Was it the lament of a sore loser? History hasn’t been kind to Alexander Fyodorovich. And I had to wonder what Russia would have been like under his much milder democracy. For the Soviets, he would become a figure of fun. Babel writes about him in an early story, “Line and Color.” It’s 1916. Our narrator claims to have met Kerensky at a sanitarium in Finland. “The dining-room smelled of pine trees, of the Countess Tyszkiewicz’s fresh shoulders, and of the English officers’ silk underwear.” The countess is as beautiful as Marie Antoinette (another loser). Alexander Fyodorovich cannot distinguish her beauty. He’s nearsighted. Our narrator lectures him about the magnificence of Line, that “mistress of the world,” which escapes Kerensky. He sees nothing of the magic garden they are walking in, surfaces “that undulate like a line drawing by Leonardo.” The narrator begs Alexander Fyodorovich to buy a pair of
glasses.
But Kerensky has the better of him. He doesn’t want to squander his money on spectacles. “I don’t need your line, vulgar as truth is vulgar. You live your life as though you were a teacher of trigonometry, while I for my part live in a world of miracles. . . . What do I need lines for, when I have color? To me the whole universe is a gigantic theater, and I am the only member of the audience who hasn’t glued opera glasses to his eyes.”
The narrator departs from Finland with his tail between his legs. Six months later, he sees Kerensky again. It’s June 1917, and Alexander Fyodorovich is “now supreme god of our armies and arbiter of our destinies.” But his nearsightedness doesn’t stand him in good stead. A bridge has been dismantled. “Streetcars lay like dead horses in the streets.” A rally is held at the House of the People. Alexander Fyodorovich gives a speech about Russia, “mystic mother and spouse,” while his head is deep in clouds of color. “The animal passion of the crowd stifled him.” On his private planet, without opera glasses, he cannot see the growing anger of the crowd. He steps down from the podium, and it’s Trotsky who climbs up after him, Trotsky who twists his mouth and barks at the audience in his merciless voice, full of line and color. “Comrades!”

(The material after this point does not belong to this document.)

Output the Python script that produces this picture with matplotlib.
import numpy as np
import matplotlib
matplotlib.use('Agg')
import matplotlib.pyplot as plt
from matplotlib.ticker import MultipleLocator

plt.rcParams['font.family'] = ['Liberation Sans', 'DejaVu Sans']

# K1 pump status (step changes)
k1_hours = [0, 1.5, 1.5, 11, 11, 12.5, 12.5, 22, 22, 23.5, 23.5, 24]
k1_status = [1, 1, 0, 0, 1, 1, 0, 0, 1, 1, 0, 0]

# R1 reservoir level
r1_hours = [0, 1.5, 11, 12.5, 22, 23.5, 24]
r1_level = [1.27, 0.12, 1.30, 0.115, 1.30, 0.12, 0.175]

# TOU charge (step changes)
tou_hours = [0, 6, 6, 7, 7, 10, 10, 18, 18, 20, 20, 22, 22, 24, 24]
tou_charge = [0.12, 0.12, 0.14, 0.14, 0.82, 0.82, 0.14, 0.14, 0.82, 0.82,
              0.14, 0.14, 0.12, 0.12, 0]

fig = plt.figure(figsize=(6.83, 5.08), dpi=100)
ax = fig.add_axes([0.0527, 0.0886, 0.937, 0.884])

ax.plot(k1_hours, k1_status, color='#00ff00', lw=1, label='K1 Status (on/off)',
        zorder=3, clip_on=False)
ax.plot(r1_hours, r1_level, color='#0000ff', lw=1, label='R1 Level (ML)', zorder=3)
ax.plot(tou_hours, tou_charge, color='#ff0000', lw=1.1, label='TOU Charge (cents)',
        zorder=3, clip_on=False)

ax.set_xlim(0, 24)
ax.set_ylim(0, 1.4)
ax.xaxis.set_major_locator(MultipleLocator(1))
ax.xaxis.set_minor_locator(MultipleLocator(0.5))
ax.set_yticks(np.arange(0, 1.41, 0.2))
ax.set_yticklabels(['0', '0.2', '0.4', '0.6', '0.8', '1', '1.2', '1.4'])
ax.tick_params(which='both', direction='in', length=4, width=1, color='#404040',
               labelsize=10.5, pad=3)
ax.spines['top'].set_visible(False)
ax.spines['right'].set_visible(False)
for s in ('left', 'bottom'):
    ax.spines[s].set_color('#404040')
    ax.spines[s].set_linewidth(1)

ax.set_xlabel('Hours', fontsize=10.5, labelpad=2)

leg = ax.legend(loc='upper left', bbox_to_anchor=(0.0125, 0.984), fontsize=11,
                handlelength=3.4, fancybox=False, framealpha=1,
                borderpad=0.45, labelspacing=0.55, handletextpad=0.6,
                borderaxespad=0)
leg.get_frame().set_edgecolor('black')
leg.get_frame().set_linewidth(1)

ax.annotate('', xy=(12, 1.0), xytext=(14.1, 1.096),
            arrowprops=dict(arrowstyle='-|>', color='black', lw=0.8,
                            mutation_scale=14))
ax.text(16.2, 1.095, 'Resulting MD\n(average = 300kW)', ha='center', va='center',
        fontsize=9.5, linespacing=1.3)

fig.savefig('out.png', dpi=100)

Of course Babel has it both ways. Alexander Fyodorovich is the visionary—the artist-dreamer with his own musical spectrum of color, who believes in great bundling forms rather than fine lines, but who cannot sway an audience, cannot rule. Yet he rules “Line and Color,” like a quaint and curious bomb within the Soviet canon. The story was published in 1923, but if we go back to 1918, when Babel wrote for New Life, Gorky’s anti-Bolshevik magazine, we find him much closer to Kerensky than to Ilyich—he offers us the bitter colors of a St. Petersburg trapped in a surreal spell, where horses in a Soviet slaughterhouse “stand crestfallen in stalls,” “somnolent with exhaustion,” chewing on their own dung, and where “soulless, stunted women” give birth to little blue monsters with silent mouths and “wide, serious eyes.”